Brain Injury Screening – A screen used to profile a students’ history with brain injury and the side effects observed due to brain injury.

Comprehensive Health Assessment – A tool used to gather information about a students’ medical history.

Concussion – Concussions range in significance from minor to major, but they all share one common factor — they temporarily interfere with the way your brain works. They can affect memory, judgment, reflexes, speech, balance and coordination (MayoClinic, 2009).

Functional Observation – A tool used to gather information about a student and form a plan from information gathered.

HCP – The Health Care Program for Children with Special Needs.  This organization seeks to ensure statewide access to integrated, family-centered, community-based programs and services.   Local offices work closely with community residents, providers, agencies and civic leaders.

IEP – Individualized Education Programs are designed to meet the unique educational needs of one child, as defined by federal regulations helps kids reach their goals.  An IEP has components mandated by the Individuals with Disabilities Education Act of 2004.

Medical Documentation of a TBI – Best practice is to establish traumatic brain injury through medical documentation via hospital records and/or from a doctor or clinician who has knowledge of the Center for Disease Control (CDC) requirements for TBI. These classifications are based on a severity rating of mild, moderate and severe.

Progress Monitor – scientifically based practice that is used to assess students’ academic performance and evaluate the effectiveness of instruction.
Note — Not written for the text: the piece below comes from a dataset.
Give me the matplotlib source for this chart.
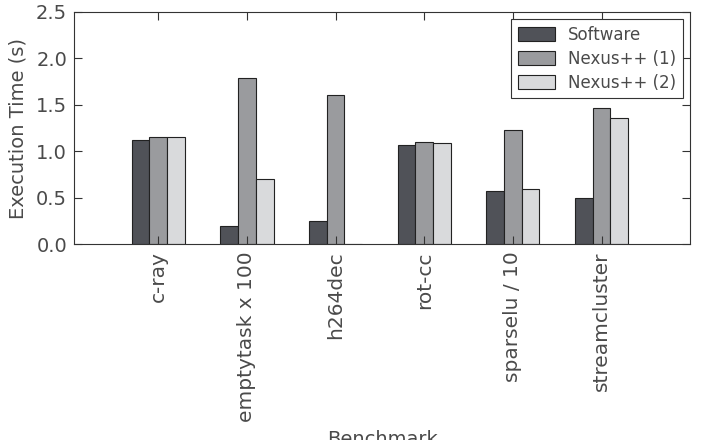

Progress monitoring can be implemented with individual students or an entire class (National Center on Student Progress Monitoring, 2009).

REAP – A concussion management program based on culmination of a study funded by the Center for Disease Control (CDC) from 2004 to 2007.

RTI – Response to Intervention integrates assessment and intervention within a multi-level prevention system to maximize student achievement and to reduce behavior problems.  With RTI, schools identify students at risk for poor learning outcomes, monitor student progress, provide evidence-based interventions and adjust the intensity and nature of those interventions depending on a student’s responsiveness, and identify students with learning disabilities or other disabilities (RTI Center, 2009).

TBI Identification Protocol – A flowchart that provides school professional guidelines to provide services for students with traumatic brain injury.

TBI Matrix Guide – The matrix is provided as a general guideline for educators and professionals. It was developed as a beginning “reference point” for professionals working with students where a traumatic brain injury is suspected or known to be present. The matrix offers a wide range of suggested assessment tools and intervention strategies for students with TBI. It covers the 14 areas of processing/learning most commonly affected by a TBI.

Traumatic Brain Injury – A traumatic brain injury (TBI) is caused by a blow or jolt to the head or a penetrating head injury that disrupts the normal function of the brain. Not all blows or jolts to the head result in a TBI. The severity of a TBI may range from “mild,” i.e., a brief change in mental status or consciousness to “severe,” i.e., an extended period of unconsciousness or amnesia after the injury (CDC, 2009).

504 Plan – This plan refers to Section 504 of the Rehabilitation Act and the Americans with Disabilities Act and spells out the modifications and accommodations that will be needed for these students to have an opportunity perform at the same level as their peers.